Queen Elizabeth II’s funeral a somber affair, marked by pomp and circumstance

·3 min read

A family, a country and viewers around the world said goodbye Monday to Queen Elizabeth II, whose historic 70-year reign ended with her death on Sept. 8.

The late monarch’s coffin was carried into Westminster Abbey ahead of a processional of her family, including sons King Charles III, Andrew and Edward, daughter Anne and grandchildren Princes William and Harry.

But hopes for a family reunion seemed far-fetched after Prince Harry and wife Meghan were relegated to the second row, seated next to his cousins, Beatrice and Eugenie, and behind Prince Andrew, who was stripped of his royal patronages and military title over his association with Jeffrey Epstein.

The front row, across both sides of the church, was filled with Charles and his wife, Camilla; William and his wife, Kate; Anne and her husband, Sir Tim Laurence; and Anne’s children, Peter Phillips and Zara Tindall, who are not part of the working royal family.

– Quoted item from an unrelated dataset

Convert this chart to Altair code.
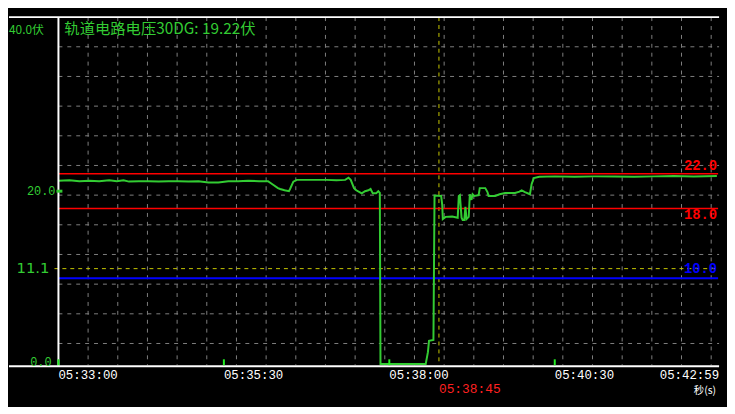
import altair as alt
import pandas as pd

# ---- data ----
# seconds after 05:33:00, and volts
t_sec = [0, 10, 19, 28, 37, 46, 53, 59, 64, 73, 82, 91, 100, 109, 118, 127, 136, 145, 154, 163,
         172, 182, 190, 194, 199, 201, 205, 209, 210, 213, 216, 225, 234, 243, 252, 260, 263, 265,
         268, 270, 273, 275, 278, 281, 283, 285, 288, 290, 291.4, 292, 333, 335, 336, 340, 341,
         347, 348, 348.5, 351, 357, 362, 363, 364, 365.5, 366.5, 368, 369, 370, 372, 373, 374.5,
         375.5, 377, 381, 382, 387, 389, 390, 396, 400, 405, 414, 418, 420, 423, 427.5, 429, 431,
         436, 450, 468, 486, 504, 522, 540, 558, 576, 597]
volts = [21.2, 21.25, 21.15, 21.2, 21.15, 21.25, 21.15, 21.25, 21.1, 21.15, 21.15, 21.1, 21.15,
         21.15, 21.1, 21.15, 21.0, 21.0, 21.15, 21.15, 21.2, 21.15, 21.15, 20.8, 20.35, 20.25,
         20.1, 20.0, 20.25, 21.1, 21.3, 21.3, 21.3, 21.3, 21.25, 21.3, 21.55, 21.3, 20.35, 20.1,
         19.9, 19.75, 20.0, 20.1, 20.25, 19.75, 19.75, 20.0, 19.8, 0.15, 0.15, 1.5, 2.8, 2.9,
         19.5, 19.45, 18.4, 16.8, 17.05, 17.1, 16.95, 19.45, 19.55, 16.95, 16.7, 16.7, 18.2,
         16.8, 17.05, 19.65, 19.0, 19.65, 19.45, 19.55, 20.35, 20.35, 19.9, 19.45, 19.45, 19.65,
         19.8, 19.8, 19.95, 20.1, 19.9, 19.65, 20.8, 21.5, 21.65, 21.7, 21.65, 21.7, 21.7, 21.65,
         21.7, 21.75, 21.7, 21.75]

tick_secs = [0, 150, 300, 450]
tick_labels = ["05:33:00", "05:35:30", "05:38:00", "05:40:30"]
end_sec = 599
end_label = "05:42:59"
cursor_sec = 345
cursor_label = "05:38:45"

limit_values = [22.0, 18.0]
limit_labels = ["22.0", "18.0"]
low_value = 10.0
low_label = "10.0"
dash_value = 11.1
title_text = "轨道电路电压30DG: 19.22伏"

W, H = 668, 352
GREEN = "#33cc33"
xs = alt.Scale(domain=[0, end_sec], range=[0, W], nice=False, zero=False)
ys = alt.Scale(domain=[0, 40], range=[H, 0], nice=False, zero=False)
X = lambda f: alt.X(f, scale=xs, axis=None)
Y = lambda f: alt.Y(f, scale=ys, axis=None)
MONO = "Liberation Mono"

line_df = pd.DataFrame({"t": t_sec, "v": volts})

# grid (pixel-based, decoration)
hgrid = alt.Chart(pd.DataFrame({"gy": list(range(30, H, 30))})).mark_rule(
    color="#808080", strokeDash=[4, 5], strokeWidth=1).encode(
    y=alt.Y("gy:Q", scale=None), x=alt.value(0), x2=alt.value(W))
vgrid = alt.Chart(pd.DataFrame({"gx": list(range(30, W, 30))})).mark_rule(
    color="#808080", strokeDash=[4, 5], strokeWidth=1).encode(
    x=alt.X("gx:Q", scale=None), y=alt.value(0), y2=alt.value(H))

limits_df = pd.DataFrame({"v": limit_values, "lab": limit_labels})
red_rules = alt.Chart(limits_df).mark_rule(color="#ff0000", strokeWidth=1.5).encode(
    y=Y("v:Q"), x=alt.value(0), x2=alt.value(W - 1))
red_text1 = alt.Chart(limits_df.iloc[[0]]).mark_text(
    color="#ff0000", font=MONO, fontSize=14, fontWeight="bold", align="right", baseline="middle", dy=-8
).encode(y=Y("v:Q"), x=alt.value(W - 2), text="lab:N")
red_text2 = alt.Chart(limits_df.iloc[[1]]).mark_text(
    color="#ff0000", font=MONO, fontSize=14, fontWeight="bold", align="right", baseline="middle", dy=7
).encode(y=Y("v:Q"), x=alt.value(W - 2), text="lab:N")

low_df = pd.DataFrame({"v": [low_value], "lab": [low_label]})
blue_rule = alt.Chart(low_df).mark_rule(color="#0000ff", strokeWidth=2).encode(
    y=Y("v:Q"), x=alt.value(0), x2=alt.value(W - 1))
blue_text = alt.Chart(low_df).mark_text(
    color="#0000ff", font=MONO, fontSize=14, fontWeight="bold", align="right", baseline="middle", dy=-9
).encode(y=Y("v:Q"), x=alt.value(W - 2), text="lab:N")

dash_df = pd.DataFrame({"v": [dash_value], "lab": [f"{dash_value:.1f}"]})
yellow_rule = alt.Chart(dash_df).mark_rule(color="#c8c800", strokeDash=[4, 4], strokeWidth=1).encode(
    y=Y("v:Q"), x=alt.value(-4), x2=alt.value(W - 1))
yellow_text = alt.Chart(dash_df).mark_text(
    color=GREEN, font="DejaVu Sans", fontSize=15, align="right", baseline="middle", dy=-1
).encode(y=Y("v:Q"), x=alt.value(-9), text="lab:N")

cursor_df = pd.DataFrame({"t": [cursor_sec], "lab": [cursor_label]})
cursor_rule = alt.Chart(cursor_df).mark_rule(color="#c8c800", strokeDash=[4, 4], strokeWidth=1).encode(
    x=X("t:Q"), y=alt.value(0), y2=alt.value(H))
cursor_text = alt.Chart(cursor_df).mark_text(
    color="#ff2020", font=MONO, fontSize=13, align="left", baseline="middle"
).encode(x=X("t:Q"), y=alt.value(H + 24), text="lab:N")

line = alt.Chart(line_df).mark_line(color=GREEN, strokeWidth=2, interpolate="linear").encode(
    x=X("t:Q"), y=Y("v:Q"))

# frame
frame_top = alt.Chart(pd.DataFrame({"a": [0]})).mark_rule(color="white", strokeWidth=2).encode(
    x=alt.value(-50), x2=alt.value(W), y=alt.value(0))
frame_bot = alt.Chart(pd.DataFrame({"a": [0]})).mark_rule(color="white", strokeWidth=2).encode(
    x=alt.value(-50), x2=alt.value(W), y=alt.value(H + 1))
frame_left = alt.Chart(pd.DataFrame({"a": [0]})).mark_rule(color="white", strokeWidth=2).encode(
    x=alt.value(0), y=alt.value(0), y2=alt.value(H + 1))

# x ticks and labels
ticks_df = pd.DataFrame({"t": tick_secs, "lab": tick_labels})
xticks = alt.Chart(ticks_df).mark_rule(color="#22ee22", strokeWidth=2).encode(
    x=X("t:Q"), y=alt.value(H - 6), y2=alt.value(H))
xlabels = alt.Chart(ticks_df).mark_text(
    color="white", font=MONO, fontSize=12.5, align="left", baseline="middle"
).encode(x=X("t:Q"), y=alt.value(H + 10), text="lab:N")
end_df = pd.DataFrame({"t": [end_sec], "lab": [end_label]})
end_label_m = alt.Chart(end_df).mark_text(
    color="white", font=MONO, fontSize=12.5, align="right", baseline="middle"
).encode(x=X("t:Q"), y=alt.value(H + 10), text="lab:N")
unit_label = alt.Chart(end_df).mark_text(
    color="white", font="Noto Sans CJK SC", fontSize=10.5, align="right", baseline="middle", dx=-3
).encode(x=X("t:Q"), y=alt.value(H + 26), text=alt.value("秒(s)"))

# y labels
ylab_df = pd.DataFrame({"v": [20.0, 0.0], "lab": ["20.0", "0.0"]})
ylab20 = alt.Chart(ylab_df.iloc[[0]]).mark_text(
    color=GREEN, font=MONO, fontSize=12, align="right", baseline="middle"
).encode(y=Y("v:Q"), x=alt.value(-3), text="lab:N")
ylab0 = alt.Chart(ylab_df.iloc[[1]]).mark_text(
    color=GREEN, font=MONO, fontSize=12, align="right", baseline="middle", dy=-3
).encode(y=Y("v:Q"), x=alt.value(-7), text="lab:N")
mark20 = alt.Chart(ylab_df.iloc[[0]]).mark_rule(color=GREEN, strokeWidth=3).encode(
    y=Y("v:Q"), x=alt.value(-2), x2=alt.value(4))
top_label = alt.Chart(pd.DataFrame({"v": [40.0], "lab": ["40.0伏"]})).mark_text(
    color=GREEN, font="Noto Sans CJK SC", fontSize=12, align="left", baseline="middle", dy=13
).encode(y=Y("v:Q"), x=alt.value(-50), text="lab:N")
title = alt.Chart(pd.DataFrame({"lab": [title_text]})).mark_text(
    color=GREEN, font="Noto Sans CJK SC", fontSize=15.5, align="left", baseline="middle"
).encode(x=alt.value(6), y=alt.value(12), text="lab:N")

chart = alt.layer(
    hgrid, vgrid, yellow_rule, cursor_rule, red_rules, blue_rule, line,
    frame_top, frame_bot, frame_left, xticks, mark20,
    red_text1, red_text2, blue_text, yellow_text, cursor_text, xlabels, end_label_m, unit_label,
    ylab20, ylab0, top_label, title,
).properties(
    width=W, height=H, autosize="none",
    padding={"left": 51, "top": 7, "right": 8, "bottom": 40},
    background="black",
).configure_view(stroke=None)

chart.save("out.html", embed_options={"renderer": "svg", "actions": False})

The hourlong funeral at Westminster Abbey was marked by pomp and circumstance and solemn rituals, a carefully scheduled event that included a eulogy by the archbishop of Canterbury, the Rev. Justin Welby, and readings by new Prime Minister Liz Truss and the secretary general of the Commonwealth, Patricia Scotland.

“The pattern for many leaders is to be exalted in life and forgotten after death. The pattern for all who serve God, famous or obscure, respected or ignored, is that death is the door to glory,” Welby said Monday morning.

“Her Majesty famously declared on a 21st birthday broadcast, that her whole life would be dedicated to serving the nation and Commonwealth. Rarely has such a promise been so well kept, few leaders receive the outpouring of love that we have seen.”

Monday was declared a public holiday, allowing thousands to pour into London to stand outside Westminster Abbey and millions more to watch at home.

The funeral also featured several songs and hymns, including “The Lord’s My Shepherd,” which was sung at Queen Elizabeth’s wedding to Prince Philip at Westminster in 1947, and “God Save the King,” which closed out a two-minute moment of silence.

Atop the coffin, alongside a stunning bouquet of flowers, was a note: “In loving and devoted memory. Charles R.”

Heads of state from around the world had trickled into England over the weekend, including President Joe Biden and first lady Jill Biden, Canadian Prime Minister Justin Trudeau and New Zealand Prime Minister Jacinda Ardern.

“We’ve had an opportunity to meet with an awful lot of consequential people, but I can say that the ones who stand out in your mind are those whose relationship and interaction with you are consistent with their reputation,” Biden said in a statement Sunday, calling the queen’s death “a loss that leaves a giant hole.”

“When the Queen had us to the castle for tea and — we were joking — crumpets — she kept offering me more; I kept eating everything she put in front of me — but she was the same in person as she — as her image: decent, honorable and all about service.”

After the funeral ended, the queen’s coffin was carried through the streets of London to Wellington Arch, then taken by hearse to Windsor Castle.

Just before 5 p.m. local time, Elizabeth was lowered into into the Royal Vault below St. George’s Chapel at Windsor Castle. She will later be buried at the King George VI Memorial Chapel with her late husband, Prince Philip. Her parents are both buried at the chapel, which also holds a casket containing the ashes of her late sister, Princess Margaret.